627 F.2d 372, 373 (D.C. Cir. 1980).

     The failure of the defendant to act in this matter is without explanation.  At all times the defendant had an attorney available for  advice.  The court finds that the defendant acted in such a way as to cause the default.  The case was not one easily overlooked:  A large judgment was at issue while the case was pending and a very large and obviously valuable shipment of cement passed out of the control of the defendant because of the writ which was issued the day the civil action commenced.

     More defeating to the defendant's motion is the failure to specify a meritorious defense.  The answer is in effect a general denial.  Counsel for the defendant made a general contention in argument that a meritorious defense existed.  No authority was given that such a generality suffices to invoke the discretionary power of the court.

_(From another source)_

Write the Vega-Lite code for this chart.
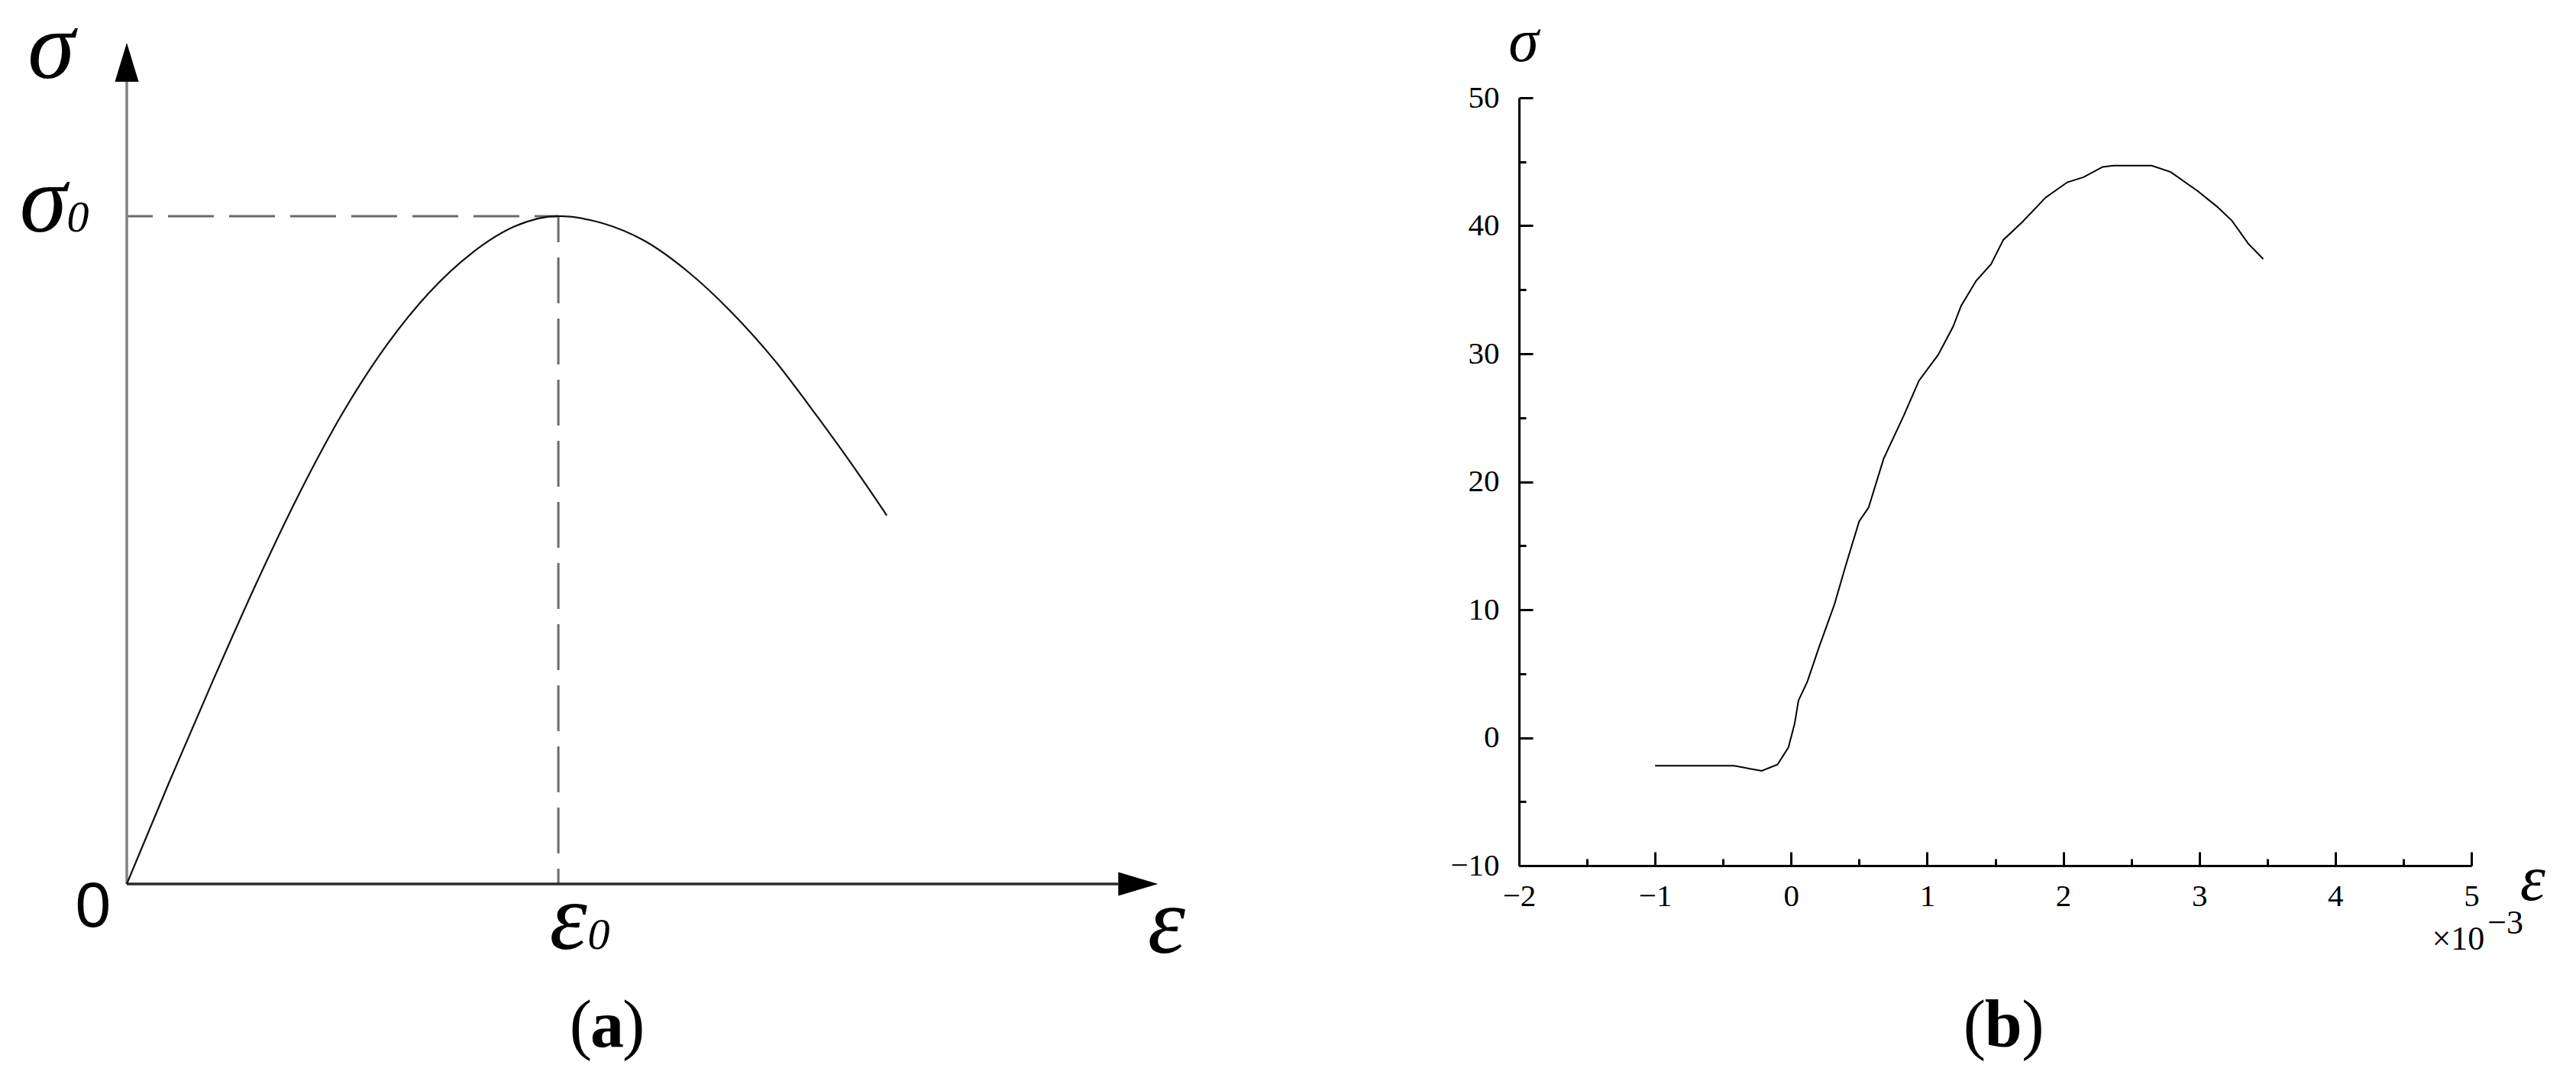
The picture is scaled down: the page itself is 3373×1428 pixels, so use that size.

     In Gomes v. Williams, 420 F.2d 1364, 1366 (10th Cir. 1970) the attorney for the defendant said, "We do have a good defense to the claim itself, but especially we have a good defense to any allegation of fraud."  The Court of Appeals held that "[s]uch a bald allegation, without the support of facts underlying the defense, will not sustain the burden of the defaulting party under Rule 60(b).  In an attempt to determine the meritorious nature of a defense, the trial court must have before it more than a mere allegation that a defense exists."  Gomes, 420 F.2d at 1366.

     As to the third criterion, it is true that the plaintiff would suffer little prejudice if the motion were granted.  It will not be granted, however, because of the failure of an adequate showing by the defendant as to the other two grounds, and because, while trial on the merits is desired, so is finality of legal proceedings a desirable goal.  In addition, if there were a trial, there is no showing as to the issue upon which the defendant relies in order to prevail.

     For the reasons stated the motion was denied.